━━ Material provided

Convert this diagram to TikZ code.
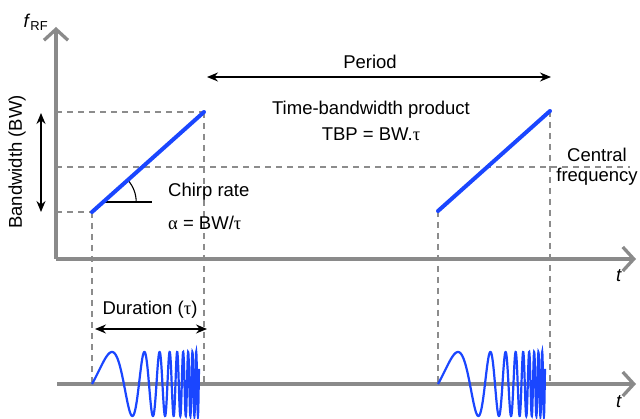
\documentclass[tikz,border=0pt]{standalone}
\usepackage{fontspec}
\setmainfont{Liberation Sans}
\newfontfamily\grk{Liberation Serif}
\usetikzlibrary{arrows.meta}
\definecolor{axisgray}{HTML}{8A8A8A}
\definecolor{dashgray}{HTML}{8C8C8C}
\definecolor{chirpblue}{HTML}{1A46FF}
\begin{document}
\begin{tikzpicture}[x=1pt,y=1pt,
  axis/.style={draw=axisgray,line width=3.3pt,-{Straight Barb[length=11pt,width=24pt]}},
  guide/.style={draw=dashgray,line width=1.4pt,dash pattern=on 6pt off 5pt},
  ramp/.style={draw=chirpblue,line width=4pt,line cap=round},
  wave/.style={draw=chirpblue,line width=2.2pt},
  dim/.style={draw=black,line width=1.4pt,{Stealth[length=11pt,width=9pt]}-{Stealth[length=11pt,width=9pt]}},
  lbl/.style={font=\fontsize{18.5}{22}\selectfont,inner sep=0pt},
]
\useasboundingbox (0,0) rectangle (640,418);
% coordinates
\coordinate (O) at (56,159);
\coordinate (Ytip) at (56,391);
\coordinate (Xtip) at (636,159);
\coordinate (L0) at (57,34);
\coordinate (Ltip) at (636,34);
\coordinate (A1) at (92,206);
\coordinate (B1) at (204,306);
\coordinate (A2) at (438,207);
\coordinate (B2) at (550,307);
\coordinate (A1b) at (92,34);
\coordinate (B1b) at (204,34);
\coordinate (A2b) at (438,34);
\coordinate (B2b) at (550,34);
\coordinate (Htop) at (56,306);
\coordinate (Hbot) at (56,206);
\coordinate (Cl) at (56,251);
\coordinate (Cr) at (630,251);
\coordinate (Ac) at (103.2,216);
\coordinate (Ae) at (152,216);
% dashed guides
\draw[guide] (Htop) -- (B1);
\draw[guide] (Hbot) -- (A1);
\draw[guide] (Cl) -- (Cr);
\draw[guide] (A1) -- (A1b);
\draw[guide] (B1) -- (B1b);
\draw[guide] (A2) -- (A2b);
\draw[guide] (B2) -- (B2b);
% axes
\draw[axis] (O) -- (Ytip);
\draw[axis] (O) -- (Xtip);
\draw[axis] (L0) -- (Ltip);
% angle mark
\draw[line width=1.1pt] (Ac) -- (Ae);
\draw[line width=1.1pt] ([shift={(33,0)}]Ac) arc[start angle=0,end angle=41.8,radius=33];
% chirp ramps
\draw[ramp] (A1) -- (B1);
\draw[ramp] (A2) -- (B2);
% waves
\draw[wave] plot[domain=0:107,samples=700,smooth] ({92+\x},{34+32*sin(360*0.264*(exp(\x/30)-1))});
\draw[wave] plot[domain=0:107,samples=700,smooth] ({438+\x},{34+32*sin(360*0.264*(exp(\x/30)-1))});
% dimension arrows
\coordinate (BWt) at (41,305);
\coordinate (BWb) at (41,206);
\draw[dim] (BWt) -- (BWb);
\coordinate (Pl) at (207,341);
\coordinate (Pr) at (551,341);
\draw[dim] (Pl) -- (Pr);
\coordinate (Dl) at (95,89);
\coordinate (Dr) at (207,89);
\draw[dim] (Dl) -- (Dr);
% labels
\node[lbl] (fl) at (36,396) {\textit{f}\textsubscript{RF}};
\node[lbl,rotate=90] (bw) at (17,256) {Bandwidth (BW)};
\node[lbl] (per) at (370,356) {Period};
\node[lbl] (tbp1) at (371,308) {Time-bandwidth product};
\node[lbl] (tbp2) at (371,284) {TBP = BW.{\grk τ}};
\node[lbl] (cf1) at (597,263) {Central};
\node[lbl] (cf2) at (597,241) {frequency};
\node[lbl,anchor=west] (cr) at (168,226) {Chirp rate};
\node[lbl,anchor=west] (al) at (168,195) {{\grk α} = BW/{\grk τ}};
\node[lbl] (dur) at (150,108) {Duration ({\grk τ})};
\node[lbl] (t1) at (619,142) {\textit{t}};
\node[lbl] (t2) at (619,16) {\textit{t}};
\end{tikzpicture}
\end{document}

━━━━

- Task to carry out
Return the material word for word. Pictures are not part of the copy.

- Written response
Convert this diagram to TikZ code.
\documentclass[tikz,border=0pt]{standalone}
\usepackage{fontspec}
\setmainfont{Liberation Sans}
\newfontfamily\grk{Liberation Serif}
\usetikzlibrary{arrows.meta}
\definecolor{axisgray}{HTML}{8A8A8A}
\definecolor{dashgray}{HTML}{8C8C8C}
\definecolor{chirpblue}{HTML}{1A46FF}
\begin{document}
\begin{tikzpicture}[x=1pt,y=1pt,
  axis/.style={draw=axisgray,line width=3.3pt,-{Straight Barb[length=11pt,width=24pt]}},
  guide/.style={draw=dashgray,line width=1.4pt,dash pattern=on 6pt off 5pt},
  ramp/.style={draw=chirpblue,line width=4pt,line cap=round},
  wave/.style={draw=chirpblue,line width=2.2pt},
  dim/.style={draw=black,line width=1.4pt,{Stealth[length=11pt,width=9pt]}-{Stealth[length=11pt,width=9pt]}},
  lbl/.style={font=\fontsize{18.5}{22}\selectfont,inner sep=0pt},
]
\useasboundingbox (0,0) rectangle (640,418);
% coordinates
\coordinate (O) at (56,159);
\coordinate (Ytip) at (56,391);
\coordinate (Xtip) at (636,159);
\coordinate (L0) at (57,34);
\coordinate (Ltip) at (636,34);
\coordinate (A1) at (92,206);
\coordinate (B1) at (204,306);
\coordinate (A2) at (438,207);
\coordinate (B2) at (550,307);
\coordinate (A1b) at (92,34);
\coordinate (B1b) at (204,34);
\coordinate (A2b) at (438,34);
\coordinate (B2b) at (550,34);
\coordinate (Htop) at (56,306);
\coordinate (Hbot) at (56,206);
\coordinate (Cl) at (56,251);
\coordinate (Cr) at (630,251);
\coordinate (Ac) at (103.2,216);
\coordinate (Ae) at (152,216);
% dashed guides
\draw[guide] (Htop) -- (B1);
\draw[guide] (Hbot) -- (A1);
\draw[guide] (Cl) -- (Cr);
\draw[guide] (A1) -- (A1b);
\draw[guide] (B1) -- (B1b);
\draw[guide] (A2) -- (A2b);
\draw[guide] (B2) -- (B2b);
% axes
\draw[axis] (O) -- (Ytip);
\draw[axis] (O) -- (Xtip);
\draw[axis] (L0) -- (Ltip);
% angle mark
\draw[line width=1.1pt] (Ac) -- (Ae);
\draw[line width=1.1pt] ([shift={(33,0)}]Ac) arc[start angle=0,end angle=41.8,radius=33];
% chirp ramps
\draw[ramp] (A1) -- (B1);
\draw[ramp] (A2) -- (B2);
% waves
\draw[wave] plot[domain=0:107,samples=700,smooth] ({92+\x},{34+32*sin(360*0.264*(exp(\x/30)-1))});
\draw[wave] plot[domain=0:107,samples=700,smooth] ({438+\x},{34+32*sin(360*0.264*(exp(\x/30)-1))});
% dimension arrows
\coordinate (BWt) at (41,305);
\coordinate (BWb) at (41,206);
\draw[dim] (BWt) -- (BWb);
\coordinate (Pl) at (207,341);
\coordinate (Pr) at (551,341);
\draw[dim] (Pl) -- (Pr);
\coordinate (Dl) at (95,89);
\coordinate (Dr) at (207,89);
\draw[dim] (Dl) -- (Dr);
% labels
\node[lbl] (fl) at (36,396) {\textit{f}\textsubscript{RF}};
\node[lbl,rotate=90] (bw) at (17,256) {Bandwidth (BW)};
\node[lbl] (per) at (370,356) {Period};
\node[lbl] (tbp1) at (371,308) {Time-bandwidth product};
\node[lbl] (tbp2) at (371,284) {TBP = BW.{\grk τ}};
\node[lbl] (cf1) at (597,263) {Central};
\node[lbl] (cf2) at (597,241) {frequency};
\node[lbl,anchor=west] (cr) at (168,226) {Chirp rate};
\node[lbl,anchor=west] (al) at (168,195) {{\grk α} = BW/{\grk τ}};
\node[lbl] (dur) at (150,108) {Duration ({\grk τ})};
\node[lbl] (t1) at (619,142) {\textit{t}};
\node[lbl] (t2) at (619,16) {\textit{t}};
\end{tikzpicture}
\end{document}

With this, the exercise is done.